His mouth spreads until it is far too wide, nearly splitting his skull in two.

His teeth begin to morph. His eyes begin to sink.

His limbs elongate, stretching his body until it is upward of ten feet tall and thin as a rail.

Then he drops, his joints hinging in unsightly directions until he is nearly flat.

On all fours, he scuttles across the distance between us, quick as a lightning bolt.

“I won’t be alone anymore, Clara Lovecroft,” he threatens, every shred of kindness stripped away.

Rage is all that remains, burning as brightly as the illusion dancing in the sky.

“Just remember that I gave you a chance to choose. In the back of that oh-so-powerful mind of yours, remember what happened here. Remember that you could have protected them if you weren’t so selfish.

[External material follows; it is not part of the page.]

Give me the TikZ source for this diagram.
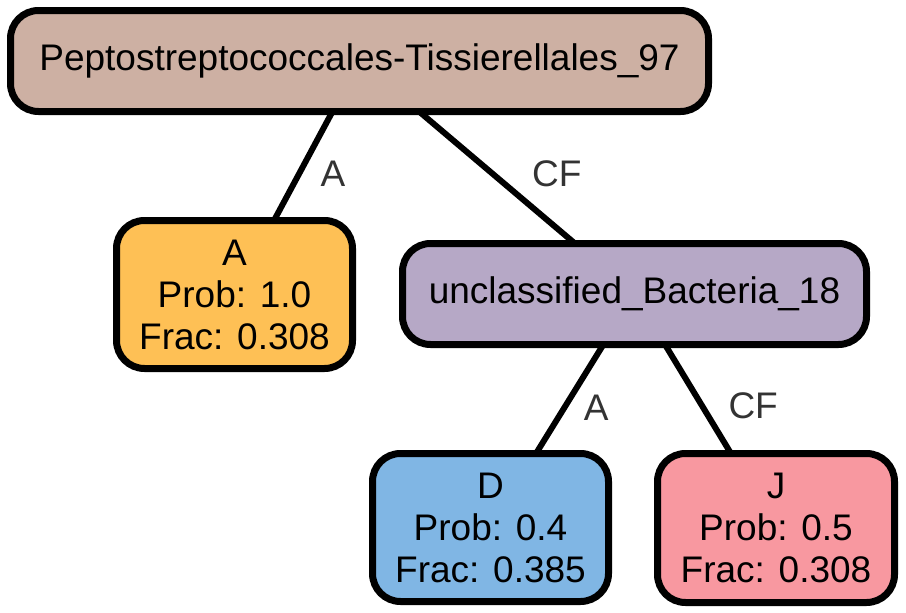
\documentclass[tikz,border=0pt]{standalone}
\usepackage{fontspec}
\setmainfont{Liberation Sans}
\pgfdeclarelayer{bg}
\pgfsetlayers{bg,main}
\definecolor{rootc}{RGB}{205,176,163}
\definecolor{ac}{RGB}{254,192,85}
\definecolor{uc}{RGB}{182,168,198}
\definecolor{dc}{RGB}{128,182,228}
\definecolor{jc}{RGB}{248,152,160}
\definecolor{lblc}{RGB}{51,51,51}
\begin{document}
\begin{tikzpicture}[x=1pt,y=-1pt,
  tnode/.style={draw=black, line width=7pt, rounded corners=28pt, inner sep=0pt, outer sep=0pt,
    align=center, font=\fontsize{37}{42}\selectfont, text=black},
  edgeline/.style={line width=6pt, draw=black},
  lbl/.style={font=\fontsize{37}{42}\selectfont, text=lblc, inner sep=0pt}]
\useasboundingbox (0,0) rectangle (906,613);
\node[tnode, fill=rootc, minimum width=698pt, minimum height=101pt] (root) at (359.5,61) {Peptostreptococcales-Tissierellales\_97};
\node[tnode, fill=ac, minimum width=236pt, minimum height=148pt] (a) at (234.5,294.5) {A\\Prob: 1.0\\Frac: 0.308};
\node[tnode, fill=uc, minimum width=464pt, minimum height=101pt] (u) at (634.5,294) {unclassified\_Bacteria\_18};
\node[tnode, fill=dc, minimum width=236pt, minimum height=148pt] (d) at (490.5,527.5) {D\\Prob: 0.4\\Frac: 0.385};
\node[tnode, fill=jc, minimum width=237pt, minimum height=149pt] (j) at (776,528) {J\\Prob: 0.5\\Frac: 0.308};
\begin{pgfonlayer}{bg}
\draw[edgeline] (root) -- node[lbl, pos=0.573, xshift=34pt] {A} (a);
\draw[edgeline] (root) -- node[lbl, pos=0.473, xshift=64pt] {CF} (u);
\draw[edgeline] (u) -- node[lbl, pos=0.583, xshift=32pt] {A} (d);
\draw[edgeline] (u) -- node[lbl, pos=0.564, xshift=51pt] {CF} (j);
\end{pgfonlayer}
\end{tikzpicture}
\end{document}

Oh, and give Jade my regards. She’ll be first.”

“What?” I demand, phantom wind picking up around me and causing my hair to whip in every direction. Clouds tumble over the skyline, and when the rays of red light are blocked out by them, Jasper disappears in a wisp of smoke and shadow.

“It should have been you!” Jade’s voice thunders through me.

It is omnipresent as it swallows the landscape.

Her tone is hateful, but dreadfully familiar.

The dreamscape shifts, following the waves of my shattered memory.

The next time my eyelids lift, I am at the cemetery, staring down at two names carved into one headstone. A snowflake falls onto my lashes.

“It should have been you . . .” Jade whispers.

She wears a pair of black jeans and a beaten black shirt, her hands trembling as she lays Mother and Father’s wedding bands into the loose dirt.

She only lifts her gaze to scowl at me, then stands on legs wobbling beneath the weight of her grief.

The way in which she starts walking away says what a thousand words could never.

Nothing about those long, disappointed strides implies she plans to come back.

“Jade, wait—” When I attempt to grab her hand, she turns and shoves me into the floral arrangements sent by our extended family.

They scatter across the frail yellow grass, streams of unnaturally vibrant color on a sepia backdrop.

The back of my head slams against Dad’s name hard enough to put thin cracks in the granite.

“It should have been you.”

As she walks away, I roll onto my back and stare into the overcast sky.

I am lost in a deluge of emotions long enough to lower my guard as Jasper returns.

He hovers overhead, his form demonic and domineering again.

Rows of black, razor-blade teeth—each as long as a forearm—are framed within the edges of his supernaturally wide smile.

His eyes are sunken, hollowed holes in a charred skull.

“You will help me, Clara.” His command, deep and filled with a thousand unrecognizable screams, snaps around my mind like a pair of handcuffs. He is no longer asking. “You’ll see . . . I’ll make you see. We belong together.”

My mind is pliant, filled with so much red, an ocean of control drowning my will with vigor. Before I can respond, my lips already forming words of compliance, our surroundings crumble like glass against a gunshot.